Regia di Jafar Panahi vedi scheda film
Jafar Panahi è l’emblema della ferocia del regime teocratico iraniano. Imprigionato e condannato una prima volta nel 2010 e di recente (già condannato a sei anni per propaganda contro il sistema) per aver espresso solidarietà a due colleghi cineasti accusati di libertà di espressione! Le opere di Panahi ci restituiscono, dagli esordi fino all’ultima pellicola “Gli orsi non esistono”, l’aria di un Paese represso e oppresso da un bigottismo estremo, vincolato ai dettami ortodossi del Corano e dell’Islam. “Il Cerchio” esprime con chiarezza le criticità o meglio la sistematicità di applicazione delle tradizioni e dei costumi retrogradi che riguardano principalmente le donne. Attraverso il metodo zavattiniano (il celebre pedinare, quasi per caso, la quotidianità e i suoi protagonisti, appresa dalla lezione del neorealismo italiano) di otto donne, l’autore ci mostra le difficoltà oggettive dell’universo femminile. Se viene al mondo una femmina, la famiglia dei suoceri non la accetterà perché la cultura maschile deve prevalere. La mancanza di diritti, i più elementari, si accanisce su due donne appena uscite dal carcere. Vorrebbero, l’una Nargess tornare nel paese natio, l’altra Arezou più disillusa e consapevole no. Per Nargess non resterà che vedere la propria terra dipinta, neanche con precisione, su un quadro. Il desiderio di fumare una sigaretta unisce tutte le protagoniste, visto senza pregiudizi come un momento di pausa, di sfogo, uno spezza tensioni, non come un vizio che veniva interpretato in occidente quale segno di emancipazione femminile. Tutte, tranne l’ultima che sfida le regole da far rispettare solo per le donne. Queste figure femminili sono reiette dai regimi ultraconservatori e dalla società teocratica e maschilista iraniana. Senza un uomo affianco non sei niente, è il messaggio netto e discriminante per loro. La società iraniana non prevede alcuna inclusione e rispetto per la donna. E ancora “Il Cerchio” non è solo l’espressione di un racconto circolare che si apre e si chiude, “Il Cerchio” è l’oppressione che circonda e non dà scampo. Tant’è che le protagoniste del racconto si ritrovano di nuovo nello stesso luogo dal quale erano uscite. Una libertà negata per i motivi più banali.

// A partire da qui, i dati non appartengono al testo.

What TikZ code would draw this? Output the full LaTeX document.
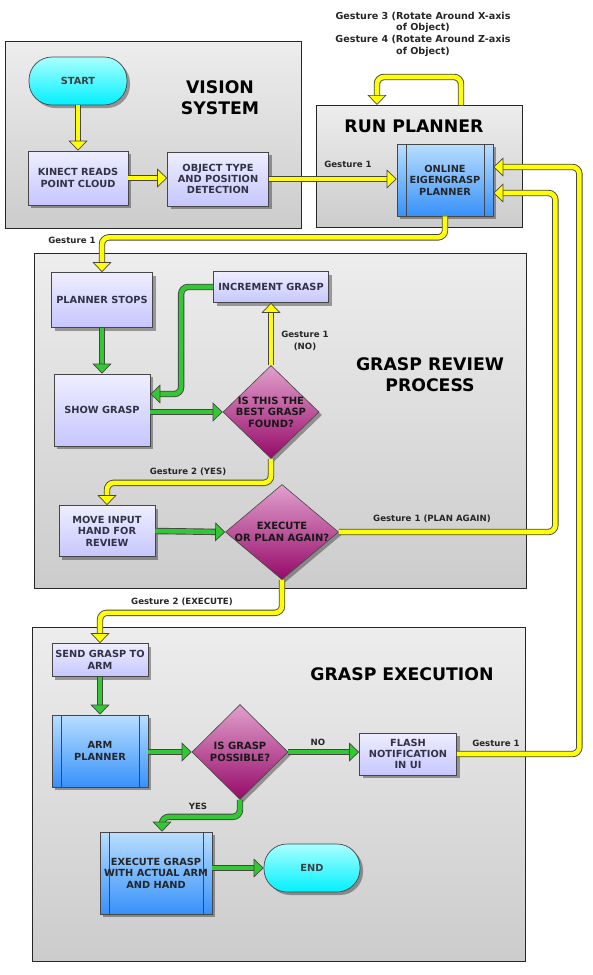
\documentclass[tikz,border=0pt]{standalone}
\usepackage{fontspec}
\setmainfont{DejaVu Sans}
\usetikzlibrary{shapes.geometric,shadows,arrows.meta,calc}
\definecolor{yel}{RGB}{255,255,0}
\definecolor{grn}{RGB}{51,200,51}
\definecolor{edge}{RGB}{70,70,70}
\definecolor{boxtop}{RGB}{238,238,255}
\definecolor{boxbot}{RGB}{198,198,255}
\definecolor{bluetop}{RGB}{185,222,255}
\definecolor{bluebot}{RGB}{55,145,250}
\definecolor{dtop}{RGB}{225,160,205}
\definecolor{dbot}{RGB}{150,10,105}
\definecolor{ctop}{RGB}{170,255,255}
\definecolor{cbot}{RGB}{0,240,255}
\definecolor{ptop}{RGB}{237,237,237}
\definecolor{pbot}{RGB}{204,204,204}
\definecolor{btext}{RGB}{50,50,70}
\newcommand\myboxfont{\fontsize{9.8}{11.4}\selectfont\bfseries}
\newcommand\mydecfont{\fontsize{10}{11.5}\selectfont\bfseries}
\newcommand\mylblfont{\fontsize{8.6}{11.6}\selectfont\bfseries}
\newcommand\mybiglblfont{\fontsize{9.6}{11.7}\selectfont\bfseries}
\newcommand\mytitlefont{\fontsize{17.3}{20.7}\selectfont\bfseries}
\tikzset{
 shad/.style={drop shadow={shadow xshift=3pt,shadow yshift=-3pt,fill=black,opacity=0.35}},
 panel/.style={draw=black!85, line width=0.8pt, top color=ptop, bottom color=pbot, inner sep=0pt, outer sep=0pt},
 procbox/.style={shad, draw=edge, line width=0.7pt, top color=boxtop, bottom color=boxbot, align=center, font=\myboxfont, text=btext, inner sep=1pt},
 predef/.style={procbox, top color=bluetop, bottom color=bluebot, text=black!85,
   path picture={
     \draw[edge,line width=0.6pt] ([xshift=9pt]path picture bounding box.north west) -- ([xshift=9pt]path picture bounding box.south west);
     \draw[edge,line width=0.6pt] ([xshift=-9pt]path picture bounding box.north east) -- ([xshift=-9pt]path picture bounding box.south east);}},
 terminal/.style={shad, draw=edge, line width=0.7pt, top color=ctop, bottom color=cbot, rounded corners=23pt, font=\myboxfont, text=black!75, align=center},
 decision/.style={shad, diamond, aspect=1, draw=edge, line width=0.6pt, top color=dtop, bottom color=dbot, inner sep=-22pt, align=center, font=\mydecfont, text=black!90},
 titletext/.style={align=center, font=\mytitlefont, text=black},
 lbl/.style={align=center, font=\mylblfont, text=black!85, inner sep=1pt},
 yarr/.style={draw=yel, line width=4.6pt, rounded corners=7pt,
   -{Triangle[width=19pt,length=10pt,fill=yel,color=edge,line width=0.7pt]},
   preaction={draw=edge, line width=6.4pt, arrows=-, shorten >=7pt}},
 garr/.style={draw=grn, line width=4.6pt, rounded corners=7pt,
   -{Triangle[width=19pt,length=10pt,fill=grn,color=edge,line width=0.7pt]},
   preaction={draw=edge, line width=6.4pt, arrows=-, shorten >=7pt}},
}
\begin{document}
\begin{tikzpicture}[x=1pt,y=-1pt]
\useasboundingbox (0,0) rectangle (592,975);
% panels
\node[panel, minimum width=296pt, minimum height=187pt] (visp) at (153,134.5) {};
\node[panel, minimum width=206pt, minimum height=122pt] (runp) at (419,166) {};
\node[panel, minimum width=492pt, minimum height=335pt] (revp) at (280,420.5) {};
\node[panel, minimum width=493pt, minimum height=334pt] (exep) at (278.5,794) {};
% titles
\node[titletext] (tvis) at (220,98) {VISION\\SYSTEM};
\node[titletext] (trun) at (414,126) {RUN PLANNER};
\node[titletext] (trev) at (430,375) {GRASP REVIEW\\PROCESS};
\node[titletext] (texe) at (402,674) {GRASP EXECUTION};
% vision
\node[terminal, minimum width=98pt, minimum height=48pt] (start) at (78,81) {START};
\node[procbox, minimum width=100pt, minimum height=54pt] (kinect) at (78,178) {KINECT READS\\POINT CLOUD};
\node[procbox, minimum width=101pt, minimum height=54pt] (objdet) at (218,179) {OBJECT TYPE\\AND POSITION\\DETECTION};
% run planner
\node[predef, minimum width=96pt, minimum height=72pt] (online) at (445,180) {ONLINE\\EIGENGRASP\\PLANNER};
% review
\node[procbox, minimum width=101pt, minimum height=55pt] (pstops) at (102,300) {PLANNER STOPS};
\node[procbox, minimum width=96pt, minimum height=72pt] (showg) at (102,410) {SHOW GRASP};
\node[procbox, minimum width=115pt, minimum height=31pt] (incr) at (271,287) {INCREMENT GRASP};
\node[decision, minimum width=96pt, minimum height=93pt] (best) at (271,412) {IS THIS THE\\BEST GRASP\\FOUND?};
\node[procbox, minimum width=96pt, minimum height=51pt] (movein) at (107,531) {MOVE INPUT\\HAND FOR\\REVIEW};
\node[decision, minimum width=113pt, minimum height=95pt] (execplan) at (282,532) {EXECUTE\\OR PLAN AGAIN?};
% execution
\node[procbox, minimum width=96pt, minimum height=33pt] (sendg) at (100,660) {SEND GRASP TO\\ARM};
\node[predef, minimum width=96pt, minimum height=72pt] (armpl) at (100,751) {ARM\\PLANNER};
\node[decision, minimum width=96pt, minimum height=95pt] (possible) at (240,752) {IS GRASP\\POSSIBLE?};
\node[procbox, minimum width=97pt, minimum height=42pt] (flash) at (408,754) {FLASH\\NOTIFICATION\\IN UI};
\node[predef, minimum width=112pt, minimum height=82pt] (execg) at (156,873) {EXECUTE GRASP\\WITH ACTUAL ARM\\AND HAND};
\node[terminal, minimum width=96pt, minimum height=48pt] (endn) at (312,868) {END};
% coordinates for the self loop
\coordinate (loopS) at (461,105);
\coordinate (loopE) at (377,105);
% connectors
\draw[yarr] (start.south) -- (kinect.north);
\draw[yarr] (kinect.east) -- (kinect.east -| objdet.west);
\draw[yarr] (objdet.east) -- (objdet.east -| online.west);
\draw[yarr] (loopS) -- ++(0,-28) -| (loopE);
\draw[yarr] (online.south) -- ++(0,21) -| (pstops.north);
\draw[garr] (pstops.south) -- (showg.north);
\draw[garr] (showg.east |- best.west) -- (best.west);
\draw[garr] (incr.west) -- ++(-32,0) |- ([yshift=16pt]showg.east);
\draw[yarr] (best.north) -- (incr.south);
\draw[yarr] (best.south) -- ++(0,24) -| (movein.north);
\draw[garr] (movein.east) -- (execplan.west);
\draw[yarr] (execplan.east) -| ($(online.east)+(62,13)$) -- ([yshift=-13pt]online.east);
\draw[yarr] (execplan.south) -- ++(0,33) -| (sendg.north);
\draw[garr] (sendg.south) -- (armpl.north);
\draw[garr] (armpl.east |- possible.west) -- (possible.west);
\draw[garr] (possible.east) -- (possible.east -| flash.west);
\draw[yarr] (flash.east) -| ($(online.east)+(86,-13)$) -- ([yshift=13pt]online.east);
\draw[garr] (possible.south) -- ++(0,17) -| ([xshift=6pt]execg.north);
\draw[garr] (execg.east |- endn.west) -- (endn.west);
% labels
\node[lbl, font=\mybiglblfont] (l34) at (423,34) {Gesture 3 (Rotate Around X-axis\\of Object)\\Gesture 4 (Rotate Around Z-axis\\of Object)};
\node[lbl] (lg1a) at (348,164) {Gesture 1};
\node[lbl] (lg1b) at (72,240) {Gesture 1};
\node[lbl] (lno) at (305,341) {Gesture 1\\(NO)};
\node[lbl] (lyes) at (188,472) {Gesture 2 (YES)};
\node[lbl] (lplan) at (432,519) {Gesture 1 (PLAN AGAIN)};
\node[lbl] (lexec) at (182,602) {Gesture 2 (EXECUTE)};
\node[lbl] (lno2) at (318,742) {NO};
\node[lbl] (lg1c) at (496,743) {Gesture 1};
\node[lbl] (lyes2) at (198,806) {YES};
\end{tikzpicture}
\end{document}
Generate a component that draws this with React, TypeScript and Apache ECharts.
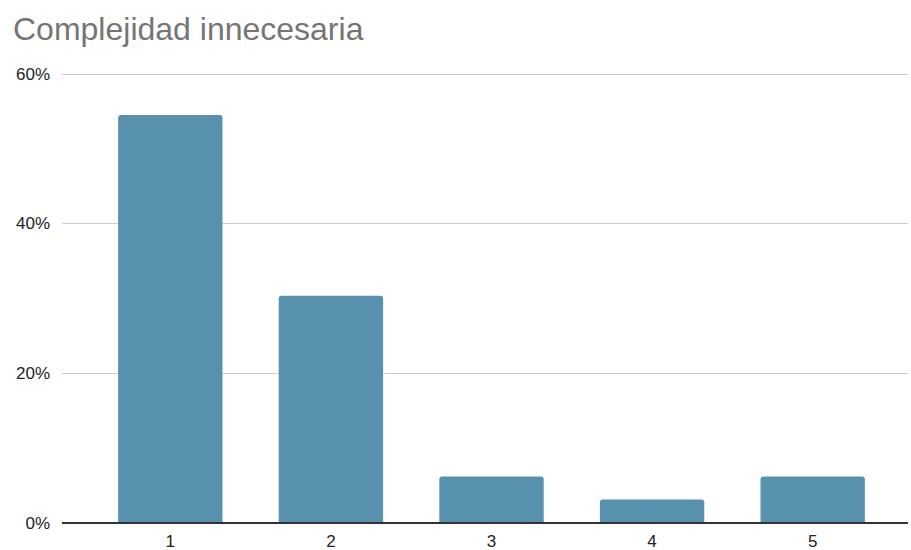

Panahi gira spesso con la macchina a mano, non per vezzo stilistico, ma perché le sue storie, ancora oggi, sono rubate dalla realtà. Con questo stile accentua il senso opprimente che va raccontando dal principio alla conclusione. Inoltre restituiscono il doversi nascondere delle stesse protagoniste, così facendo esplode una condizione veritiera, neanche verosimile, la finzione cinematografica diventa espediente per raccontare ciò che davvero accade. Entrambe, finzione e realtà, sono un’unica cosa, legate da un unico accorato afflato. I tempi morti, le attese, lo sbirciare da lontano, l’osservare a distanza, i rumori quasi assordanti della città di Teheran sono una colonna sonora iperreale, al quale possiamo dare un significato di indifferenza, di frenetico scorrere della vita di tutti i giorni senza fare caso ai drammi delle persone comuni. Quelle persone ritratte da Panahi in modo scarno, essenziale, a tratti irritante, non cercano mai la benevolenza dello spettatore. E’ questo stile, ripeto, che arriva meglio al cuore e alla ragione del pubblico occidentale. Ed un senso di impotenza accomuna tutti quanti, iraniane che interpretano e spettatori che guardano dall’altra parte dello schermo.